When I told my writers that such arbitrary directives almost always fail to help writers establish a viable daily practice, and that they were among hundreds of thousands of people stymied by such misguided orders, they felt much better about having terminated the self-torture; and they wanted to know what I recommended they do to establish a writing practice.

Writing, I told them, and I mean handwriting, is a physical activity as well as a mental activity. If you have a goal of doing twenty pushups, and have never done one pushup or only ever done a few, I think you will agree you would be foolish to try to do twenty pushups on your first try. You will have a much better chance of attaining your goal by starting with one pushup and working your way up to twenty, gradually, over many weeks of practicing. Similarly with writing, if you have a goal of writing for an hour every day, you will have a much better chance of attaining that goal by starting with five minutes and working your way up from there.

Furthermore, every writer is unique. You may be someone for whom, ultimately, writing every day is not ideal. You may be a three days on, one day off kind of writer. Or you may be a half-hour in the morning, an hour in the evening writer. The idea that everyone should follow someone else’s arbitrary idea of how much and how often a person should write has proven to be hugely destructive of the creative impulse in countless people who tried to follow such ill-conceived directives.

We develop habits through repetition of behavior. Every time you do something, your neurological system makes a brain map, an actual map in your brain composed of sequences of synapse firings, and this map is literally etched in your brain. Every time you repeat a particular behavior, your brain map for that activity is strengthened. When you repeat a behavior hundreds and thousands of times, your brain map for that behavior becomes a veritable super highway of habit.

So if you wish to develop a viable writing practice, decide on a comfortable place to write, show up there every day with the intention of writing something, and stay there, uninterrupted, for an amount of time that feels reasonable to you, whether you write anything or not. I suggest you begin with fifteen minutes. You probably will write something, but if you don’t, that’s okay. Or if you write for a few minutes and nothing more wants to come out, that’s okay, too. The important thing is to show up every day for a certain amount of time with the intention of putting pen to paper and seeing what happens.
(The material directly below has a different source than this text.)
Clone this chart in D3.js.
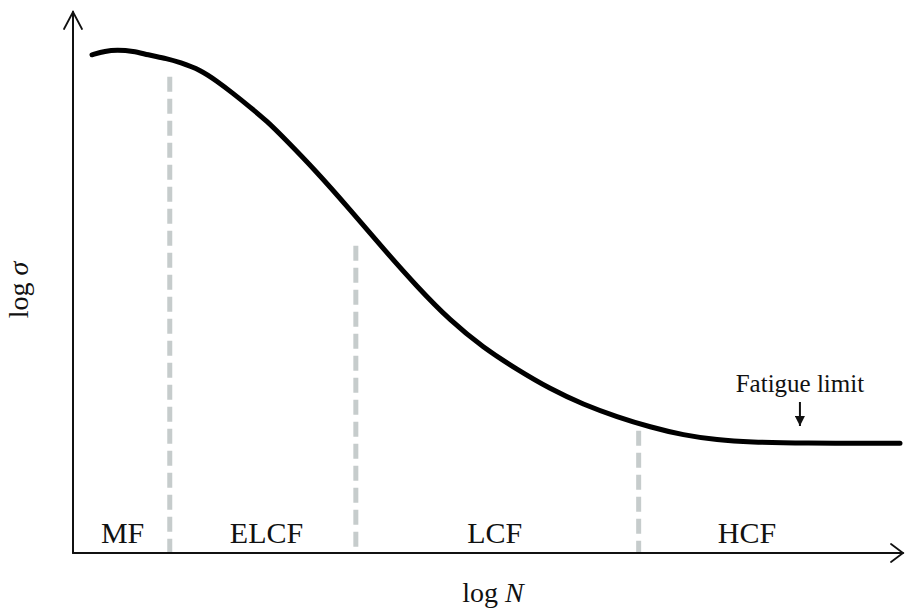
<!DOCTYPE html>
<html>
<head>
<meta charset="utf-8">
<script src="https://cdn.jsdelivr.net/npm/d3@7/dist/d3.min.js"></script>
<style>
  html, body { margin: 0; padding: 0; background: #fff; }
  svg { display: block; }
  text { font-family: "Liberation Serif", "Times New Roman", serif; fill: #111; }
</style>
</head>
<body>
<svg id="chart" width="905" height="608"></svg>
<script>
// S–N curve, log N (x) vs log σ (y), in arbitrary log units 0..10
const curveLogN = [0.23, 0.23, 0.39, 0.53, 0.73, 0.90, 1.14, 1.29, 1.54, 1.74, 1.93, 2.14, 2.35, 2.54,
                   2.95, 3.35, 3.75, 4.16, 4.56, 4.96, 5.37, 5.77, 6.17, 6.58, 6.98, 7.38, 7.79,
                   8.19, 8.79, 10.0, 10.0];
const curveLogS = [9.26, 9.26, 9.33, 9.35, 9.33, 9.26, 9.19, 9.12, 8.98, 8.77, 8.55, 8.29, 8.02, 7.73,
                   7.08, 6.38, 5.66, 4.95, 4.32, 3.82, 3.41, 3.05, 2.76, 2.53, 2.34, 2.19, 2.10,
                   2.06, 2.04, 2.04, 2.04];

// Regime boundaries (log N) and the height where each dashed divider starts
const boundaryLogN = [1.17, 3.42, 6.84];
const boundaryTop  = [8.85, 5.71, 2.27];

// Regime labels and their centre positions along log N
const regimeNames = ["MF", "ELCF", "LCF", "HCF"];
const regimeCentre = [0.60, 2.34, 5.10, 8.15];

// Fatigue limit annotation position (log N)
const fatigueLimitLogN = 8.79;

const svg = d3.select("#chart");

const x = d3.scaleLinear().domain([0, 10]).range([73, 900]);
const y = d3.scaleLinear().domain([0, 10]).range([553, 15]);

svg.append("defs").append("marker")
  .attr("id", "solidHead")
  .attr("viewBox", "0 0 10 10")
  .attr("refX", 10).attr("refY", 5)
  .attr("markerWidth", 10).attr("markerHeight", 10)
  .attr("markerUnits", "userSpaceOnUse")
  .attr("orient", "auto")
  .append("path").attr("d", "M0,0 L10,5 L0,10 Z").attr("fill", "#111");

// Axes with open arrowheads
const axes = svg.append("g").attr("stroke", "#111").attr("stroke-width", 2).attr("fill", "none")
  .attr("stroke-linecap", "round");
const ox = x(0), oy = y(0);
const topY = 12, rightX = 903;
axes.append("line").attr("x1", ox).attr("y1", oy).attr("x2", ox).attr("y2", topY);
axes.append("path").attr("d", `M${ox - 9},${topY + 17} L${ox},${topY} L${ox + 9},${topY + 17}`)
  .attr("stroke-width", 1.8);
axes.append("line").attr("x1", ox).attr("y1", oy).attr("x2", rightX).attr("y2", oy);
axes.append("path").attr("d", `M${rightX - 12},${oy - 9} L${rightX},${oy} L${rightX - 12},${oy + 9}`)
  .attr("stroke-width", 1.8);

// Dashed regime dividers
svg.append("g").selectAll("line")
  .data(boundaryLogN)
  .join("line")
  .attr("x1", d => x(d)).attr("x2", d => x(d))
  .attr("y1", (d, i) => y(boundaryTop[i]))
  .attr("y2", oy - 1)
  .attr("stroke", "#c6cccc")
  .attr("stroke-width", 5)
  .attr("stroke-dasharray", "15,7");

// S–N curve (B-spline through the sampled points for a smooth stroke)
const pts = curveLogN.map((d, i) => [d, curveLogS[i]]);
svg.append("path")
  .datum(pts)
  .attr("fill", "none")
  .attr("stroke", "#000")
  .attr("stroke-width", 5)
  .attr("stroke-linecap", "round")
  .attr("stroke-linejoin", "round")
  .attr("d", d3.line().x(d => x(d[0])).y(d => y(d[1])).curve(d3.curveBasis));

// Regime labels
svg.append("g").selectAll("text")
  .data(regimeNames)
  .join("text")
  .attr("x", (d, i) => x(regimeCentre[i]))
  .attr("y", oy - 10)
  .attr("text-anchor", "middle")
  .attr("font-size", 30)
  .text(d => d);

// Fatigue limit annotation
const flX = x(fatigueLimitLogN);
svg.append("text")
  .attr("x", flX).attr("y", 392)
  .attr("text-anchor", "middle")
  .attr("font-size", 25)
  .text("Fatigue limit");
svg.append("line")
  .attr("x1", flX).attr("x2", flX)
  .attr("y1", 402).attr("y2", 426)
  .attr("stroke", "#111").attr("stroke-width", 2)
  .attr("marker-end", "url(#solidHead)");

// Axis titles
const xt = svg.append("text")
  .attr("x", 493).attr("y", 602)
  .attr("text-anchor", "middle")
  .attr("font-size", 28);
xt.append("tspan").text("log ");
xt.append("tspan").attr("font-style", "italic").text("N");

const yt = svg.append("text")
  .attr("transform", "translate(28,290) rotate(-90)")
  .attr("text-anchor", "middle")
  .attr("font-size", 28);
yt.append("tspan").text("log ");
yt.append("tspan").attr("font-style", "italic").text("σ");
</script>
</body>
</html>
If you enjoy writing exercises, start with a writing exercise to get your writing juices flowing.

I knew one writer who began her daily writing sessions by writing a postcard. She had a little stack of postcards with stamps affixed, and after lighting a candle and asking the writing gods for inspiration, she would write her postcard. By the time she completed the postcard, her writing engine was warmed up, and off she’d go. Or not. In any case she was there. Ready.

That’s the key: every day readiness in a situation conducive to doing. If you do so every day for seven weeks and don’t get in the habit of writing for a time every day, then perhaps writing every day, at this point in your life, is not your thing. Okay.

Many aspiring writers would say to me, “I need a goal, a purpose, something to inspire me.”

I would respond: in my experience, goals and purposes emerge from the practice, not the other way around.